Dec. 17 (Bloomberg) -- Palm oil climbed for a second day on speculation that a plunge to the lowest price in more than three years last week and duty-free exports from Malaysia, the second-largest producer, will spur demand from importers.
The contract for February delivery, the most-active by open interest, gained 0.2 percent to close at 2,280 ringgit ($746) a metric ton on the Malaysia Derivatives Exchange in Kuala Lumpur. The March-delivery contract, the most-active by volume, rose 0.2 percent to 2,350 ringgit. Futures lost 1 percent last week for a fourth weekly decline and are heading for a 28 percent drop this year, the worst annual loss since the financial crisis in 2008.
Palm oil, used in everything from instant noodles to soap bars, slumped 2,217 ringgit a ton on Dec. 13, the lowest price since November 2009, as output in Indonesia and Malaysia, the biggest producers, outpaced demand from China and India.
“Palm oil prices have become quite attractive because of the decline last week,” said Ryan Long, a vice president of futures and options at OSK Investment Bank Bhd. in Kuala Lumpur. “If prices stabilize in the next few days then buying will pick up from traditional markets such as China.”
Malaysia will allow crude palm oil exports at zero duty in January, the customs’ department said today. The existing rate is 23 percent. The average price for calculating the tax was set at 2,147.81 ringgit a ton for January, below the minimum threshold of 2,250 ringgit a ton for tax to be applied.
“Export demand will pick up gradually in the coming days, and may ease stockpiles a bit,” Chung Yang Ker, an analyst at Phillip Futures Pte., said by phone from Singapore. “The current price level is too low for producers.”

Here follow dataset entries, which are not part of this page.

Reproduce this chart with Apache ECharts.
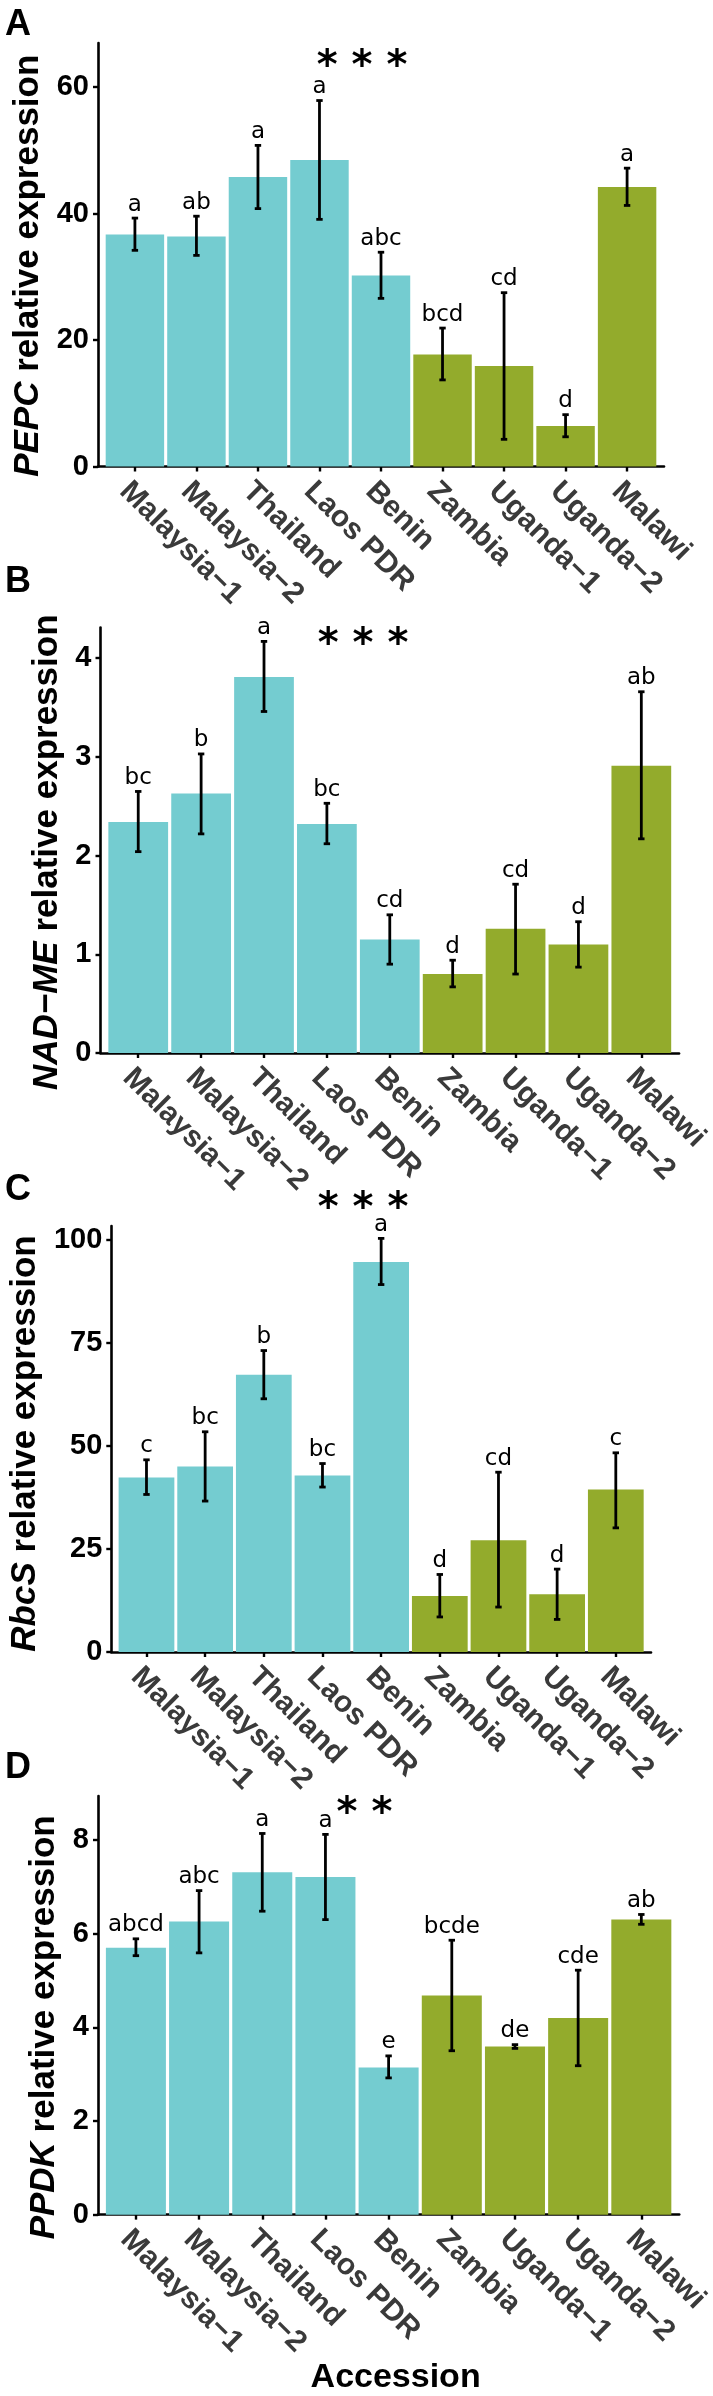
<!DOCTYPE html>
<html>
<head>
<meta charset="utf-8">
<script src="https://cdn.jsdelivr.net/npm/echarts@6/dist/echarts.min.js"></script>
<style>
html,body{margin:0;padding:0;background:#fff;}
#chart{width:713px;height:2396px;}
</style>
</head>
<body>
<div id="chart"></div>
<script>
// ---------- data ----------
const categories = ['Malaysia\u22121','Malaysia\u22122','Thailand','Laos PDR','Benin','Zambia','Uganda\u22121','Uganda\u22122','Malawi'];
const origin = ['Asia','Asia','Asia','Asia','Asia','Africa','Africa','Africa','Africa'];

const pepcMean = [36.7, 36.4, 45.8, 48.5, 30.2, 17.7, 15.9, 6.4, 44.2];
const pepcLow  = [34.2, 33.4, 40.8, 39.1, 26.6, 13.7, 4.3, 4.7, 41.3];
const pepcHigh = [39.3, 39.6, 50.8, 57.9, 33.9, 21.9, 27.5, 8.2, 47.2];
const pepcLetters = ['a','ab','a','a','abc','bcd','cd','d','a'];
const pepcTicks = [0, 20, 40, 60];

const nadMean = [2.34, 2.63, 3.81, 2.32, 1.15, 0.80, 1.26, 1.10, 2.91];
const nadLow  = [2.04, 2.22, 3.46, 2.12, 0.90, 0.67, 0.80, 0.87, 2.17];
const nadHigh = [2.65, 3.03, 4.17, 2.53, 1.40, 0.94, 1.71, 1.33, 3.66];
const nadLetters = ['bc','b','a','bc','cd','d','cd','d','ab'];
const nadTicks = [0, 1, 2, 3, 4];

const rbcsMean = [42.3, 45.0, 67.2, 42.8, 94.6, 13.6, 27.1, 14.0, 39.4];
const rbcsLow  = [38.2, 36.6, 61.4, 40.0, 89.1, 8.5, 10.9, 7.9, 30.1];
const rbcsHigh = [46.6, 53.4, 73.1, 45.7, 100.3, 18.8, 43.6, 20.1, 48.3];
const rbcsLetters = ['c','bc','b','bc','a','d','cd','d','c'];
const rbcsTicks = [0, 25, 50, 75, 100];

const ppdkMean = [5.70, 6.26, 7.31, 7.21, 3.14, 4.68, 3.59, 4.20, 6.30];
const ppdkLow  = [5.53, 5.59, 6.48, 6.30, 2.92, 3.50, 3.55, 3.18, 6.20];
const ppdkHigh = [5.89, 6.92, 8.14, 8.12, 3.39, 5.86, 3.63, 5.22, 6.41];
const ppdkLetters = ['abcd','abc','a','a','e','bcde','de','cde','ab'];
const ppdkTicks = [0, 2, 4, 6, 8];

const panelLabels = ['A','B','C','D'];
const geneNames = ['PEPC','NAD\u2212ME','RbcS','PPDK'];
const signif = ['* * *','* * *','* * *','* *'];
const xTitle = 'Accession';

// ---------- style / layout ----------
const colorMap = {Asia:'#74CCD0', Africa:'#93AB2C'};
const sansB = '"Liberation Sans", Arial, sans-serif';
const letterFont = '"DejaVu Sans", sans-serif';

const panels = [
  {mean:pepcMean, low:pepcLow, high:pepcHigh, letters:pepcLetters, ticks:pepcTicks, max:67,
   grid:{left:98, top:43, width:566, height:423.5}, nameGap:49, namePad:22,
   label:{x:5, y:25.5}, star:{x:362, y:67.5}},
  {mean:nadMean, low:nadLow, high:nadHigh, letters:nadLetters, ticks:nadTicks, max:4.31,
   grid:{left:100.5, top:627.6, width:583.5, height:425.4}, nameGap:36, namePad:24,
   label:{x:5, y:582}, star:{x:363, y:646}},
  {mean:rbcsMean, low:rbcsLow, high:rbcsHigh, letters:rbcsLetters, ticks:rbcsTicks, max:103.3,
   grid:{left:101.5, top:1226, width:549.5, height:426}, nameGap:62, namePad:9,
   label:{x:5, y:1190.5}, star:{x:363, y:1210}},
  {mean:ppdkMean, low:ppdkLow, high:ppdkHigh, letters:ppdkLetters, ticks:ppdkTicks, max:8.94,
   grid:{left:98, top:1796, width:586, height:426}, nameGap:34, namePad:44,
   label:{x:5, y:1768.5}, star:{x:364.5, y:1815}}
];

const idx = categories.map((c, i) => i);

const option = {
  animation: false,
  backgroundColor: '#fff',
  grid: [], xAxis: [], yAxis: [], series: [], graphic: []
};

panels.forEach((p, k) => {
  option.grid.push(Object.assign({containLabel:false}, p.grid));
  option.xAxis.push({
    type:'value', gridIndex:k, min:-0.6, max:8.6,
    name: k === 3 ? xTitle : '',
    nameLocation:'middle', nameGap:140,
    nameTextStyle:{fontFamily:sansB, fontWeight:'bold', fontSize:34, color:'#000', padding:[0, 0, 0, 14]},
    splitLine:{show:false},
    axisLine:{show:true, onZero:false, lineStyle:{color:'#000', width:2.6}},
    axisTick:{show:true, customValues:idx, length:5, lineStyle:{color:'#000', width:2.4}},
    axisLabel:{show:true, customValues:idx, rotate:-45, margin:9.5, align:'left', verticalAlign:'top',
      fontFamily:sansB, fontWeight:'bold', fontSize:30, color:'#3a3a3a',
      formatter: v => categories[Math.round(v)]}
  });
  option.yAxis.push({
    type:'value', gridIndex:k, min:0, max:p.max,
    name:'{it|' + geneNames[k] + '} relative expression',
    nameLocation:'middle', nameGap:p.nameGap,
    nameTextStyle:{fontFamily:sansB, fontWeight:'bold', fontSize:35, color:'#000',
      padding:[0, p.namePad, 0, 0],
      rich:{it:{fontFamily:sansB, fontWeight:'bold', fontStyle:'italic', fontSize:35, color:'#000'}}},
    splitLine:{show:false},
    axisLine:{show:true, onZero:false, lineStyle:{color:'#000', width:2.6}},
    axisTick:{show:true, customValues:p.ticks, length:5, lineStyle:{color:'#000', width:2.4}},
    axisLabel:{show:true, customValues:p.ticks, margin:9,
      fontFamily:sansB, fontWeight:'bold', fontSize:29, color:'#000'}
  });
  option.series.push({
    type:'bar', xAxisIndex:k, yAxisIndex:k, barWidth:'95%',
    data: p.mean.map((v, i) => ({value:[i, v], itemStyle:{color: colorMap[origin[i]]}}))
  });
  option.series.push({
    type:'custom', xAxisIndex:k, yAxisIndex:k, clip:false, z:5,
    data: p.mean.map((v, i) => [i, p.low[i], p.high[i]]),
    renderItem: (params, api) => {
      const x = api.value(0);
      const hi = api.coord([x, api.value(2)]);
      const lo = api.coord([x, api.value(1)]);
      const cw = 3.2;
      const st = () => ({stroke:'#000', lineWidth:2.8});
      return {type:'group', children:[
        {type:'line', shape:{x1:hi[0], y1:hi[1], x2:lo[0], y2:lo[1]}, style:st()},
        {type:'line', shape:{x1:hi[0]-cw, y1:hi[1], x2:hi[0]+cw, y2:hi[1]}, style:st()},
        {type:'line', shape:{x1:lo[0]-cw, y1:lo[1], x2:lo[0]+cw, y2:lo[1]}, style:st()},
        {type:'text', x:hi[0], y:hi[1]-2, style:{text:p.letters[params.dataIndex], align:'center', verticalAlign:'bottom',
          fontFamily:letterFont, fontSize:23, fill:'#000'}}
      ]};
    }
  });
  option.graphic.push({type:'text', x:p.label.x, y:p.label.y,
    style:{text:panelLabels[k], fontFamily:sansB, fontWeight:'bold', fontSize:36, fill:'#000', align:'left', verticalAlign:'middle'}});
  option.graphic.push({type:'text', x:p.star.x, y:p.star.y,
    style:{text:signif[k], fontFamily:'"DejaVu Sans", sans-serif', fontWeight:'bold', fontSize:40, fill:'#000', align:'center', verticalAlign:'middle'}});
});

const chart = echarts.init(document.getElementById('chart'), null, {renderer:'canvas'});
chart.setOption(option);
</script>
</body>
</html>
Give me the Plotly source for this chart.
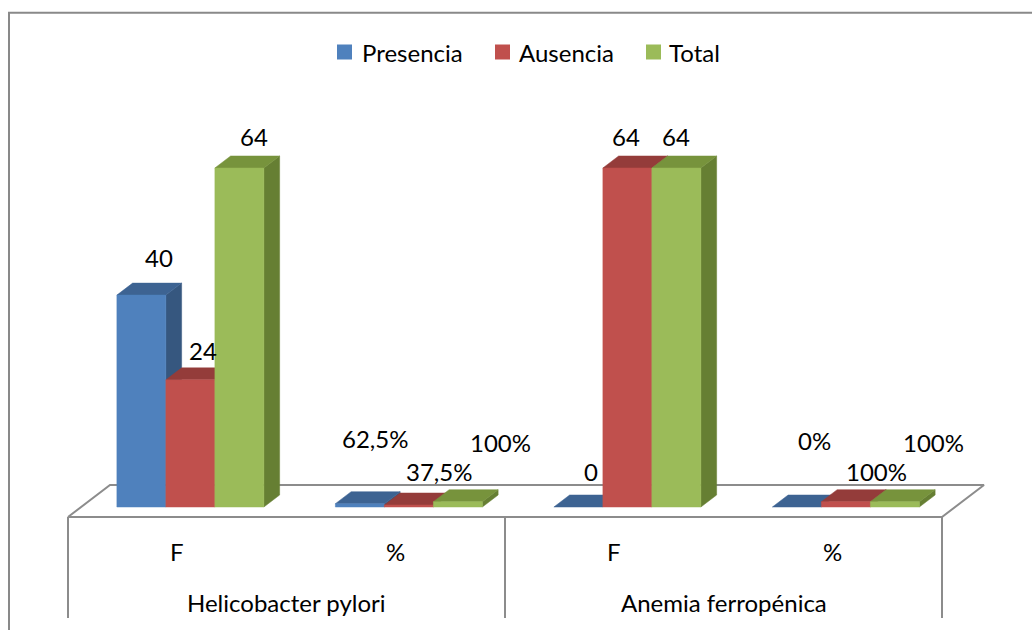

Stockpiles in Malaysia climbed 2.3 percent to an all-time high of 2.56 million tons in November from a month earlier, the nation’s palm oil board said Dec. 10. Inventories may climb to at least 2.7 million tons by Jan. 1, Dorab Mistry, a director at Godrej International Ltd., said on Nov. 30.
Soybeans for March climbed as much as 0.7 percent to $15.0125 a bushel, the highest price for the most-active contract since Nov. 8, on the Chicago Board of Trade. Soybean oil for delivery in March gained 0.5 percent to 50.65 cents a pound. Palm and soybean oils are both used in food and fuel.
Palm oil for May delivery rose 0.6 percent to end at 6,830 yuan ($1,095) a ton on the Dalian Commodity Exchange. Soybean oil for May rose 0.7 percent to close at 8,792 yuan a ton.